The point is not just that these people are famous. Most famous people famously dress horribly. The point is that we admire / respect / f**k heavy with the work these famous people do, and the things they make, and so we are inclined (though not guaranteed) to see their clothes favorably through that prism. See also the style obsession with Steve Jobs and his iconic black Issey mocknecks, stonewashed Levi’s and gray New Balances — fits that look great but would absolutely not inspire the same adulation if it weren’t for the halo around Apple’s design and Jobs’ ample marketing genius. (There is no such halo around Facebook or Twitter, whose founders also happen to be well known for bricking 10,000 fits for every .000001 they get off.)
To be clear, some people are great at making things and simply bad at dressing. But what inspires me about the examples above is the running theme of work and talent making you look better. Too often, when we desperately search for “the perfect jeans” “the perfect tee” or “the perfect haircut,” I think that what we are really looking for doesn’t actually exist: A shortcut to work, talent, and the great sense of style that is frequently their byproduct.
When we wrote about how to wear cool clothes when you live in a place where no one else cares about cool clothes, our ultimate advice was to start by being a good neighbor and letting the swag sort itself out. The conclusion here is similar: If you put in work, and focus on caring about and making good things — whether it’s good art or, real talk, just good deeds! — it will augment and enhance your sauce in all kinds of molecular-level ways, making you look much cooler, and helping you to move through the world much more poppingly.
In other words: Do good work and your fits will follow.

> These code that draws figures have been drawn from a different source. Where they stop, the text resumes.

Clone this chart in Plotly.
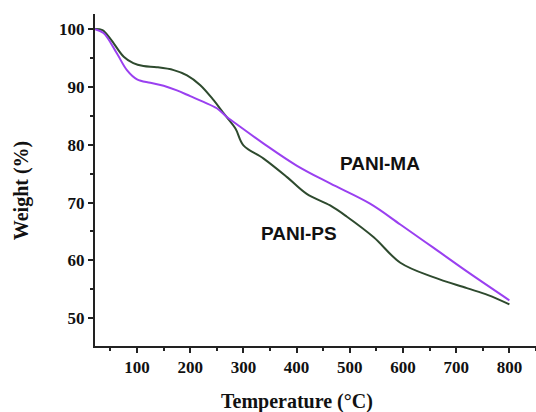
import plotly.graph_objects as go

# PANI-PS (dark green)
ps_temp = [20, 35, 50, 75, 93, 112, 137, 169, 194, 219, 244, 263, 285, 300, 338, 382, 419, 463, 494, 545, 595, 657, 720, 760, 800]
ps_weight = [100, 99.8, 98.3, 95.2, 94.1, 93.6, 93.4, 92.9, 92.0, 90.3, 87.7, 85.4, 82.8, 79.9, 77.6, 74.4, 71.5, 69.5, 67.6, 64.0, 59.6, 57.1, 55.2, 54.0, 52.4]

# PANI-MA (purple)
ma_temp = [20, 37, 62, 81, 100, 125, 150, 175, 200, 225, 250, 269, 294, 338, 400, 463, 538, 595, 657, 720, 800]
ma_weight = [100, 99.3, 95.8, 92.9, 91.3, 90.7, 90.2, 89.4, 88.4, 87.4, 86.3, 84.8, 83.1, 80.2, 76.4, 73.3, 69.8, 66.2, 62.2, 58.1, 53.1]

x_ticks = [100, 200, 300, 400, 500, 600, 700, 800]
y_ticks = [50, 60, 70, 80, 90, 100]

labels = ["PANI-MA", "PANI-PS"]
label_x = [556, 404]
label_y = [76.7, 64.6]

fig = go.Figure()
fig.add_trace(go.Scatter(x=ps_temp, y=ps_weight, mode="lines", line=dict(color="#2e4a2e", width=2, shape="spline"), name="PANI-PS"))
fig.add_trace(go.Scatter(x=ma_temp, y=ma_weight, mode="lines", line=dict(color="#9a40f0", width=2, shape="spline"), name="PANI-MA"))

for t, xx, yy in zip(labels, label_x, label_y):
    fig.add_annotation(x=xx, y=yy, text=f"<b>{t}</b>", showarrow=False,
                       font=dict(family="Liberation Sans, Arial", size=19, color="#111"))

serif = "Liberation Serif, Times New Roman, serif"
fig.add_annotation(xref="paper", yref="paper", x=0.457, y=-0.167, xanchor="center", yanchor="middle",
                   text="<b>Temperature (°C)</b>",
                   showarrow=False, font=dict(family=serif, size=20, color="#111"))
fig.add_annotation(xref="paper", yref="paper", x=-0.168, y=0.469, xanchor="center", yanchor="middle",
                   text="<b>Weight (%)</b>", textangle=-90,
                   showarrow=False, font=dict(family=serif, size=20, color="#111"))

fig.update_layout(
    width=536, height=412,
    margin=dict(l=95, r=0, t=14, b=66),
    paper_bgcolor="white", plot_bgcolor="white",
    showlegend=False,
    font=dict(family=serif, color="#111"),
)
fig.update_xaxes(range=[21, 850], tickvals=x_ticks, ticktext=[f"<b>{v}</b>" for v in x_ticks],
                 showgrid=False, zeroline=False, showline=True, linecolor="#222", linewidth=2,
                 ticks="outside", ticklen=5, tickwidth=2, tickcolor="#222",
                 tickfont=dict(family=serif, size=17, color="#111"), ticklabelstandoff=0,
                 minor=dict(tickvals=[50, 150, 250, 350, 450, 550, 650, 750, 850], ticks="outside", ticklen=3, tickwidth=2, tickcolor="#222"))
fig.update_yaxes(range=[45.2, 102.6], tickvals=y_ticks, ticktext=[f"<b>{v}</b>" for v in y_ticks],
                 showgrid=False, zeroline=False, showline=True, linecolor="#222", linewidth=2,
                 ticks="outside", ticklen=5, tickwidth=2, tickcolor="#222",
                 tickfont=dict(family=serif, size=17, color="#111"),
                 minor=dict(tickvals=[55, 65, 75, 85, 95], ticks="outside", ticklen=3, tickwidth=2, tickcolor="#222"))

fig.write_html("out.html")
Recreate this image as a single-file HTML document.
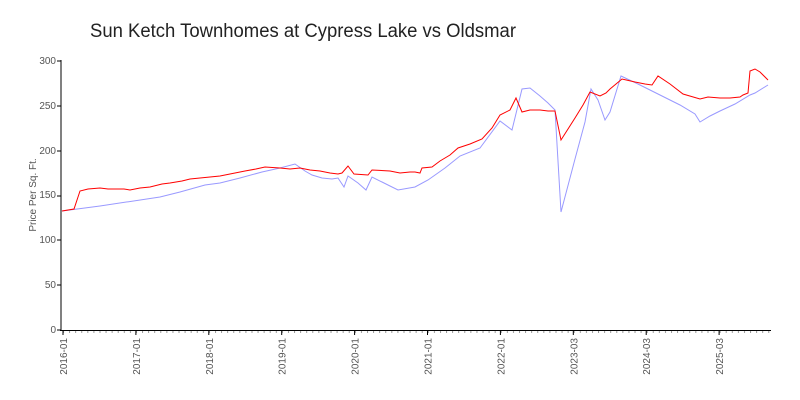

finally a compelling reason to be a kind, well rounded person 🙏🙏🙏
Furthermore, I think these fits look so good because the clothes have clearly been worn many times by the people wearing them. I think this hurts so many non-cool celebrities today who are obviously wearing things for the first time that were picked out for them by a stylist. Just check out any pic of Travis Kelce walking into an NFL stadium.